Keepalived configuration structure:

vrrp_instance HA_CLUSTER {
    state MASTER
    interface eth0
    virtual_router_id 55
    priority 150
    advert_int 1
    authentication {
        auth_type PASS
        auth_pass SecureVRRP2024
    }
    virtual_ipaddress { 203.0.113.100 }
}

virtual_server 203.0.113.100 80 {
    delay_loop 6
    lb_algo rr
    lb_kind DR
    protocol TCP
    real_server 10.0.1.11 80 {
        weight 1
        TCP_CHECK {
            connect_port 80
            connect_timeout 3
            nb_get_retry 3
            delay_before_retry 2
        }
    }
}

Architectural Comparisons & Multi-Tier Designs

While LVS operates strictly at Layer 4 (TCP/UDP), Nginx and HAProxy provide Layer 7 (HTTP/HTTPS) content-aware routing. Modern infrastructures frequently combine these tools: LVS handles masssive raw packet distribution across a pool of Nginx reverse proxies, which then perform URL-based routing, TLS termination, and caching before forwarding dynamic requests to application servers.

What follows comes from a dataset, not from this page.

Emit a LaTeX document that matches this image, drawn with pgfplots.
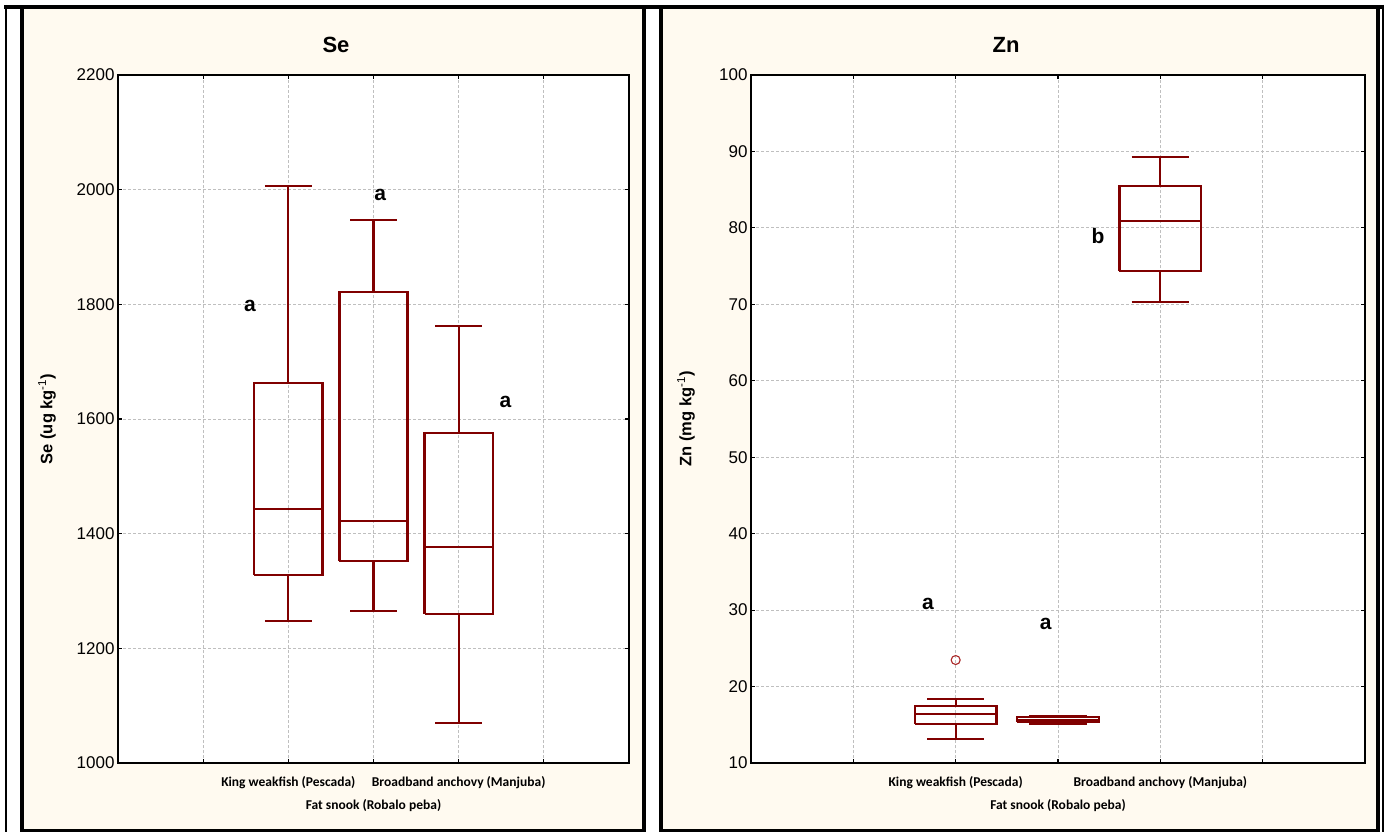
\documentclass[border=0pt]{standalone}
\usepackage{fontspec}
\setmainfont{Liberation Sans}
\newfontfamily\carlito{Carlito}
\usepackage{pgfplots}
\pgfplotsset{compat=1.18}
\definecolor{bg}{RGB}{255,250,240}
\definecolor{boxc}{RGB}{128,0,0}
\definecolor{outc}{RGB}{170,40,40}
\pgfplotsset{
  panel/.style={
    scale only axis,
    axis background/.style={fill=white},
    xmin=0, xmax=6,
    xtick={1,2,4,5},
    extra x ticks={3},
    extra x tick labels={Fat snook (Robalo peba)},
    extra x tick style={grid=major, x tick label style={yshift=-22.5pt}},
    grid=major,
    major grid style={dashed, dash pattern=on 3pt off 2pt, black!25, line width=0.9pt},
    axis line style={line width=1.3pt},
    tick align=inside,
    major tick length=4pt,
    tick style={black, line width=1.1pt},
    /pgf/number format/assume math mode=true,
    /pgf/number format/1000 sep={},
    y tick label style={font=\fontsize{17}{20}\selectfont},
    x tick label style={font=\carlito\bfseries\fontsize{13.5}{16}\selectfont, yshift=-10pt},
    clip=false,
  },
  bx/.style={boxc, line width=2.3pt, solid, mark=none, line join=miter},
}
\begin{document}
\begin{tikzpicture}
\useasboundingbox (0pt,0pt) rectangle (1389pt,-832pt);
\fill[white] (0pt,0pt) rectangle (1389pt,-832pt);
\draw[line width=2pt] (6pt,-5pt) -- (6pt,-832pt);
\draw[line width=2pt] (1383pt,-5pt) -- (1383pt,-832pt);
\filldraw[fill=bg, line width=4pt] (22pt,-7pt) rectangle (644pt,-830.5pt);
\filldraw[fill=bg, line width=4pt] (661pt,-7pt) rectangle (1377.5pt,-830.5pt);
\draw[line width=4pt] (4pt,-7pt) -- (1384pt,-7pt);

\node[font=\bfseries\fontsize{22}{26}\selectfont] at (336pt,-45pt) {Se};
\node[font=\bfseries\fontsize{22}{26}\selectfont] at (1006pt,-45pt) {Zn};
\node[rotate=90, font=\bfseries\fontsize{16.5}{20}\selectfont] at (47pt,-419pt) {Se (ug kg\textsuperscript{\mdseries -1})};
\node[rotate=90, font=\bfseries\fontsize{16.5}{20}\selectfont] at (686pt,-419pt) {Zn (mg kg\textsuperscript{\mdseries -1})};

\begin{axis}[panel, at={(118pt,-763pt)}, anchor=south west, width=511pt, height=688pt,
  ymin=1000, ymax=2200, ytick={1000,1200,...,2200},
  xticklabels={{},{King weakfish (Pescada)},{Broadband anchovy (Manjuba)},{}}]
% King weakfish (Pescada): 1248, 1328, 1443, 1663, 2006
\addplot[bx] coordinates {(1.6,1328) (2.4,1328) (2.4,1663) (1.6,1663) (1.6,1328)};
\addplot[bx] coordinates {(1.6,1443) (2.4,1443)};
\addplot[bx] coordinates {(2,1663) (2,2006)};
\addplot[bx] coordinates {(2,1328) (2,1248)};
\addplot[bx] coordinates {(1.725,2006) (2.275,2006)};
\addplot[bx] coordinates {(1.725,1248) (2.275,1248)};
% Fat snook (Robalo peba): 1265, 1352, 1422, 1822, 1947
\addplot[bx] coordinates {(2.6,1352) (3.4,1352) (3.4,1822) (2.6,1822) (2.6,1352)};
\addplot[bx] coordinates {(2.6,1422) (3.4,1422)};
\addplot[bx] coordinates {(3,1822) (3,1947)};
\addplot[bx] coordinates {(3,1352) (3,1265)};
\addplot[bx] coordinates {(2.725,1947) (3.275,1947)};
\addplot[bx] coordinates {(2.725,1265) (3.275,1265)};
% Broadband anchovy (Manjuba): 1070, 1260, 1377, 1576, 1762
\addplot[bx] coordinates {(3.6,1260) (4.4,1260) (4.4,1576) (3.6,1576) (3.6,1260)};
\addplot[bx] coordinates {(3.6,1377) (4.4,1377)};
\addplot[bx] coordinates {(4,1576) (4,1762)};
\addplot[bx] coordinates {(4,1260) (4,1070)};
\addplot[bx] coordinates {(3.725,1762) (4.275,1762)};
\addplot[bx] coordinates {(3.725,1070) (4.275,1070)};
\node[font=\bfseries\fontsize{21}{24}\selectfont] at (axis cs:1.55,1797) {a};
\node[font=\bfseries\fontsize{21}{24}\selectfont] at (axis cs:3.08,1991) {a};
\node[font=\bfseries\fontsize{21}{24}\selectfont] at (axis cs:4.55,1630) {a};
\end{axis}

\begin{axis}[panel, at={(751pt,-763pt)}, anchor=south west, width=614pt, height=688pt,
  ymin=10, ymax=100, ytick={10,20,...,100},
  xticklabels={{},{King weakfish (Pescada)},{Broadband anchovy (Manjuba)},{}}]
% King weakfish (Pescada): 13.18, 15.06, 16.45, 17.46, 18.37; outlier 23.47
\addplot[bx] coordinates {(1.6,15.06) (2.4,15.06) (2.4,17.46) (1.6,17.46) (1.6,15.06)};
\addplot[bx] coordinates {(1.6,16.45) (2.4,16.45)};
\addplot[bx] coordinates {(2,17.46) (2,18.37)};
\addplot[bx] coordinates {(2,15.06) (2,13.18)};
\addplot[bx] coordinates {(1.72,18.37) (2.28,18.37)};
\addplot[bx] coordinates {(1.72,13.18) (2.28,13.18)};
\addplot[only marks, mark=o, mark size=4.5pt, mark options={outc, line width=1.1pt}] coordinates {(2,23.47)};
% Fat snook (Robalo peba): 15.06, 15.36, 15.67, 15.98, 16.19
\addplot[bx] coordinates {(2.6,15.36) (3.4,15.36) (3.4,15.98) (2.6,15.98) (2.6,15.36)};
\addplot[bx] coordinates {(2.6,15.67) (3.4,15.67)};
\addplot[bx] coordinates {(3,15.98) (3,16.19)};
\addplot[bx] coordinates {(3,15.36) (3,15.06)};
\addplot[bx] coordinates {(2.72,16.19) (3.28,16.19)};
\addplot[bx] coordinates {(2.72,15.06) (3.28,15.06)};
% Broadband anchovy (Manjuba): 70.3, 74.4, 80.9, 85.5, 89.3
\addplot[bx] coordinates {(3.6,74.4) (4.4,74.4) (4.4,85.5) (3.6,85.5) (3.6,74.4)};
\addplot[bx] coordinates {(3.6,80.9) (4.4,80.9)};
\addplot[bx] coordinates {(4,85.5) (4,89.3)};
\addplot[bx] coordinates {(4,74.4) (4,70.3)};
\addplot[bx] coordinates {(3.72,89.3) (4.28,89.3)};
\addplot[bx] coordinates {(3.72,70.3) (4.28,70.3)};
\node[font=\bfseries\fontsize{21}{24}\selectfont] at (axis cs:1.73,30.8) {a};
\node[font=\bfseries\fontsize{21}{24}\selectfont] at (axis cs:2.88,28.2) {a};
\node[font=\bfseries\fontsize{21}{24}\selectfont] at (axis cs:3.39,78.9) {b};
\end{axis}
\end{tikzpicture}
\end{document}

HAProxy excels in high-concurrency TCP/HTTP balancing, supporting connection pooling, advanced health checks, and session persistence without relying on kernel modifications. Its configuration separates frontend listeners from backend server pools:

frontend web_gateway
    bind *:80
    mode tcp
    default_backend app_nodes

backend app_nodes
    mode tcp
    balance roundrobin
    option tcp-check
    server node_a 10.0.1.11:80 check inter 3000 fall 3 weight 2
    server node_b 10.0.1.12:80 check inter 3000 fall 3 weight 3

System scalability follows two paths: vertical scaling (upgrading CPU/RAM on single nodes, bound by hardware limits) and horizontal scaling (adding nodes to a cluster, relying on network topology for inter-node communication). Reliability metrics like MTBF (Mean Time Between Failures) and MTTR (Mean Time To Repair) quantify cluster resilience, with availability calculated as A = MTBF / (MTBF + MTTR). Achieving "four nines" (99.99%) availability restricts unplanned downtime to under 52 minutes annually, necessitating automated failover and rigorous operational monitoring.